Pour Jacob Pirro, l’incident a confirmé que le système électoral est hostile aux voix politiques dissidentes:
« J’ai l’impression que [ce qui s’est passé] ne révèle pas grand-chose dont on n’était pas déjà au courant: que le statu quo et le décorum favorisent clairement les gens qui sont déjà les plus influents, les gens qui ont déjà le plus de pouvoir », a-t-il fait remarquer. « Si les seules personnes qui peuvent parler au micro, c’est les gens qui sont plus ou moins en accord avec le système actuel, c’est une philosophie vraiment dangereuse à garder. »
Les petits partis comme le Parti communiste, le Parti Avenir Canadien, le Parti Rhinocéros ou le Parti Uni du Canada sont fréquemment exclus des débats à travers le pays, à la fois au niveau local et, bien sûr, des débats des chefs.

M. Welsh a souligné que des 16 partis enregistrés, seuls quatre ont participé au débat des chefs. Cela prouve, selon lui, l’existence de graves obstacles à la démocratie.
« Un des éléments clés d’une élection, selon un arrêté de la Cour suprême, c’est le droit à un vote informé », note M. Welsh. « Comment est-ce que le vote peut être informé si le seul moment où tu apprends qu’il y a un candidat communiste, un candidat indépendant, un candidat rhinocéros, c’est quand tu vas dans l’isoloir? »

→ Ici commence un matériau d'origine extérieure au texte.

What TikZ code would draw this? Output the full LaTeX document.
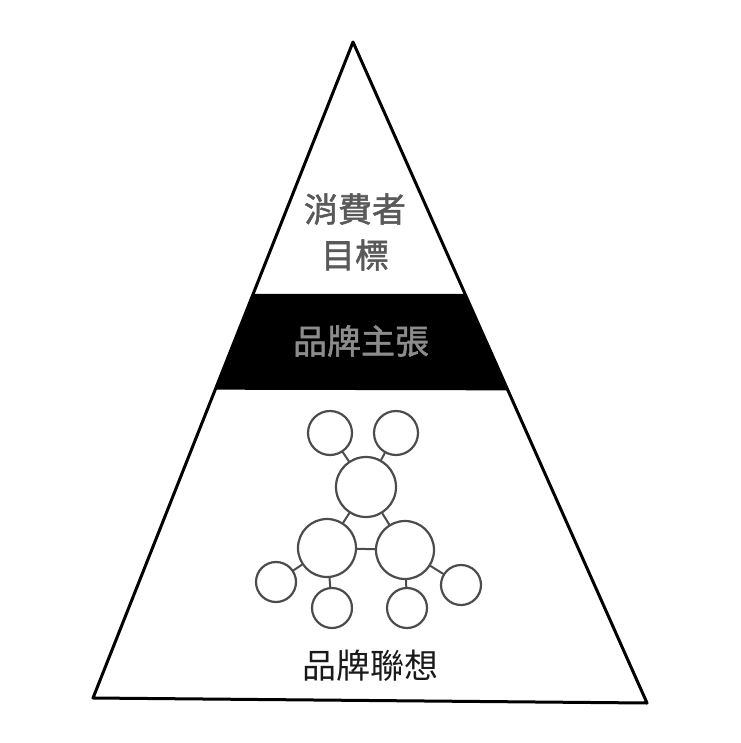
\documentclass[tikz,border=0pt]{standalone}
\usepackage{fontspec}
\newfontfamily\cjk{Noto Sans CJK TC}
\newfontfamily\cjkb[FakeBold=1.6]{Noto Sans CJK TC}
\usetikzlibrary{calc}

\begin{document}
\begin{tikzpicture}[line cap=round,line join=round,x=1pt,y=-1pt, thick, bub/.style={circle, draw=black!70, line width=2.2pt, inner sep=0pt, fill=white}, lbl/.style={font=\cjk\fontsize{34}{46}\selectfont, align=center}]
                    \useasboundingbox (0,0) rectangle (740,743);

                    \coordinate (apex) at (353,42);
                    \coordinate (bl) at (93,698);
                    \coordinate (br) at (647,703);

                    % black band
                    \fill ($(apex)!0.384!(bl)$) -- ($(apex)!0.381!(br)$) -- ($(apex)!0.527!(br)$) -- ($(apex)!0.53!(bl)$) -- cycle;
                    \draw [line width=3pt] (apex) -- (bl) -- (br) -- cycle;

                    \node[lbl, font=\cjkb\fontsize{34}{46}\selectfont, text=black!65] (goal) at (355,232) {消費者\\目標};
                    \node[lbl, font=\cjkb\fontsize{34}{46}\selectfont, text=black!45] (claim) at (361,341) {品牌主張};
                    \node[lbl, text=black!90] (assoc) at (370,666) {品牌聯想};

                    % network
                    \node[bub, minimum size=44pt] (1) at (330,433) {};
                    \node[bub, minimum size=44pt] (2) at (396,433) {};
                    \node[bub, minimum size=60pt] (3) at (366,487) {};
                    \node[bub, minimum size=58pt] (4) at (327,548) {};
                    \node[bub, minimum size=58pt] (5) at (405,550) {};
                    \node[bub, minimum size=40pt] (6) at (276,582) {};
                    \node[bub, minimum size=40pt] (7) at (332,608) {};
                    \node[bub, minimum size=40pt] (8) at (407,608) {};
                    \node[bub, minimum size=40pt] (9) at (461,585) {};
                    \draw [line width=2pt, black!70] (1) -- (3) (2) -- (3) (3) -- (4) (3) -- (5) (4) -- (5);
                    \draw [line width=2pt, black!70] (4) -- (6) (4) -- (7) (5) -- (8) (5) -- (9);
                \end{tikzpicture}
\end{document}
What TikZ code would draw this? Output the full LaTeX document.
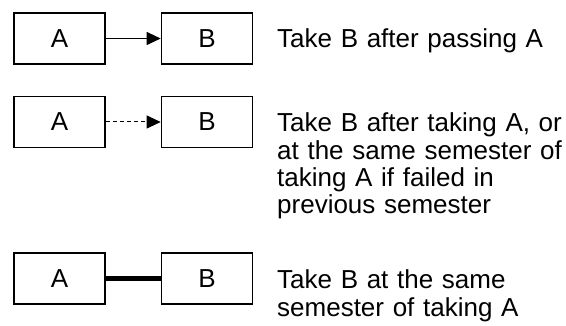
\documentclass[tikz,border=0pt]{standalone}
\usepackage{fontspec}
\setmainfont{Liberation Sans}
\usetikzlibrary{arrows.meta}
\begin{document}
\begin{tikzpicture}[x=1pt,y=-1pt,
  course/.style={draw=black,line width=1.6pt,minimum width=91pt,minimum height=51pt,inner sep=0pt,font=\fontsize{26}{28}\selectfont},
  note/.style={anchor=base west,inner sep=0pt,align=left,text width=290pt,font=\fontsize{26}{27.3}\selectfont},
  conn/.style={line width=1pt,-{Triangle[length=14pt,width=13pt]}},
  connd/.style={conn,dash pattern=on 4.5pt off 2.5pt},
  coreq/.style={line width=5pt}]
\useasboundingbox (0,0) rectangle (566,326);
\node[course] (a1) at (59.5,38.5) {A};
\node[course] (b1) at (207,38.5) {B};
\node[course] (a2) at (59.5,122) {A};
\node[course] (b2) at (207,122) {B};
\node[course] (a3) at (59.5,278.5) {A};
\node[course] (b3) at (207,278.5) {B};
\draw[conn] (a1) -- (b1);
\draw[connd] (a2) -- (b2);
\draw[coreq] (a3) -- (b3);
\node[note] (t1) at (277,48) {Take B after passing A};
\node[note] (t2) at (277,132) {Take B after taking A, or\\at the same semester of\\taking A if failed in\\previous semester};
\node[note] (t3) at (277,289) {Take B at the same\\semester of taking A};
\end{tikzpicture}
\end{document}
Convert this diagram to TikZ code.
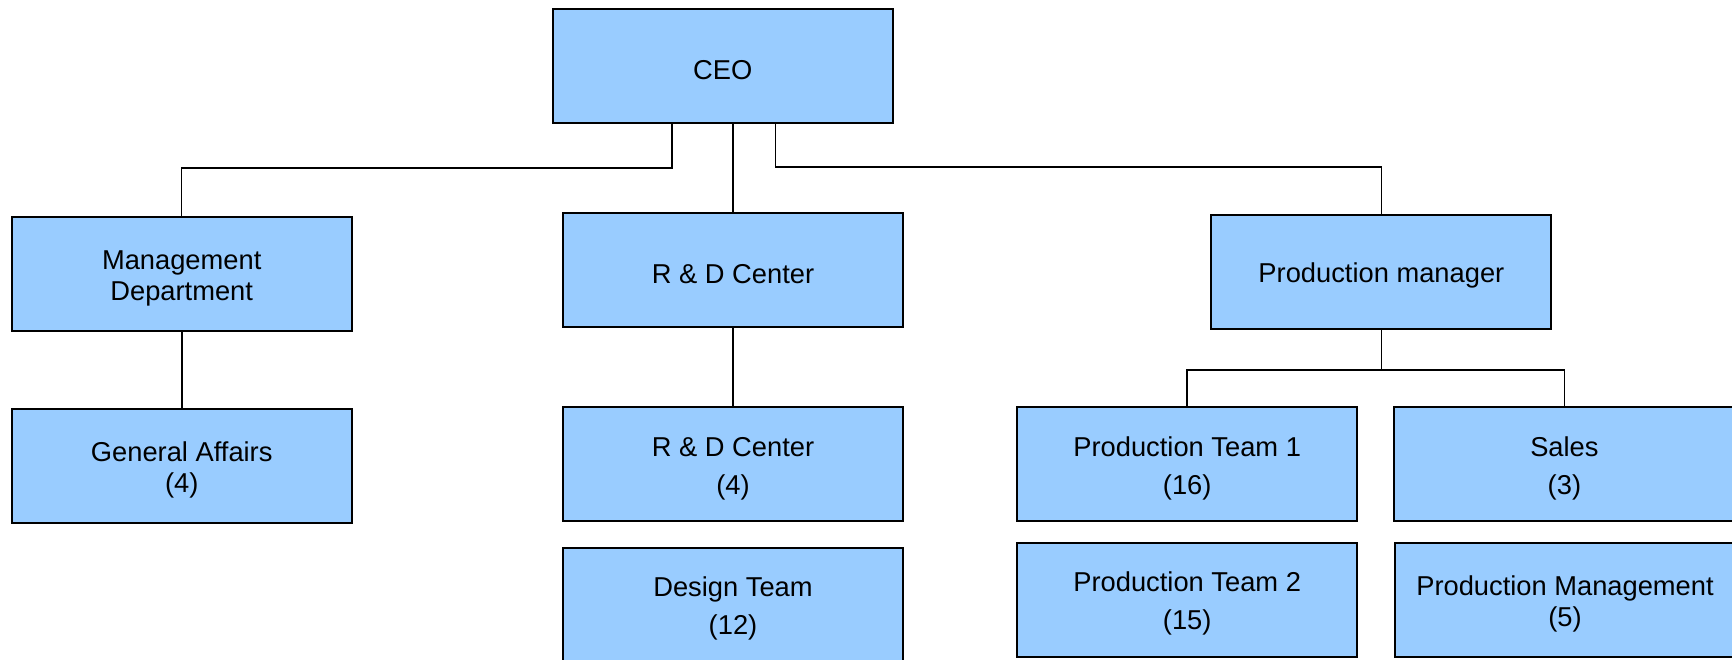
\documentclass[tikz,border=0pt]{standalone}
\usepackage{fontspec}
\setmainfont{Liberation Sans}
\definecolor{boxblue}{HTML}{99CCFF}
\newcommand{\lowtext}{\rule{0pt}{28pt}}
\begin{document}
\begin{tikzpicture}[x=1pt,y=-1pt,
  unit/.style={draw=black, line width=2pt, fill=boxblue, rectangle,
    minimum width=340pt, minimum height=114pt, inner sep=0pt, align=center,
    font=\fontsize{27.3pt}{31pt}\selectfont},
  loose/.style={font=\fontsize{27.3pt}{38pt}\selectfont},
  link/.style={draw=black, line width=1.5pt}]
\useasboundingbox (0,0) rectangle (1732,659);
\clip (0,0) rectangle (1732,659);
\fill[white] (0,0) rectangle (1732,659);

\node[unit] (CEO) at (722.8,65.9) {\lowtext CEO};
\node[unit] (Mgmt) at (181.7,274.2) {\lowtext Management\\Department};
\node[unit] (RD) at (733,270) {\lowtext R \& D Center};
\node[unit] (PM) at (1381.4,271.8) {\lowtext Production manager};

\node[unit] (GA) at (181.7,465.5) {\lowtext General Affairs\\(4)};
\node[unit,loose] (RDsub) at (733,464.2) {\lowtext R \& D Center\\(4)};
\node[unit,loose] (Design) at (733,604.7) {\lowtext Design Team\\(12)};
\node[unit,loose] (PT1) at (1187.2,464.2) {\lowtext Production Team 1\\(16)};
\node[unit,loose] (Sales) at (1564.4,464.2) {\lowtext Sales\\(3)};
\node[unit,loose] (PT2) at (1187.2,599.7) {\lowtext Production Team 2\\(15)};
\node[unit] (PMgmt) at (1565,600.2) {\lowtext Production Management\\(5)};

\draw[link] ([xshift=-50.6pt]CEO.south) -- ++(0,44) -| (Mgmt.north);
\draw[link] (RD.north) -- (RD.north |- CEO.south);
\draw[link] ([xshift=52.8pt]CEO.south) -- ++(0,43) -| (PM.north);
\draw[link, line width=2.2pt] (Mgmt.south) -- (GA.north);
\draw[link] (RD.south) -- (RDsub.north);
\draw[link] (PM.south) -- ++(0,40) coordinate (pmj);
\draw[link] (PT1.north) |- (pmj) -| (Sales.north);
\end{tikzpicture}
\end{document}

Pour participer aux débats des chefs fédéraux, les partis doivent remplir deux des trois critères suivants: avoir un député, obtenir des intentions de vote de 4% ou présenter des candidats dans 90% des circonscriptions. Lorsque les candidats des petits partis ne peuvent même pas participer aux débats locaux, on peut se demander comment ils pourront obtenir suffisamment de soutien pour satisfaire à ces critères sur la scène fédérale.
Jacob Pirro a souligné l’importance démocratique des débats locaux: « Pourquoi pas juste laisser les gens parler? La beauté de ce genre de débat, c’est que c’est le plus proche qu’on a d’une démocratie directe. Tu peux être en mesure de parler directement avec les gens qui ont l’intention de représenter la population ».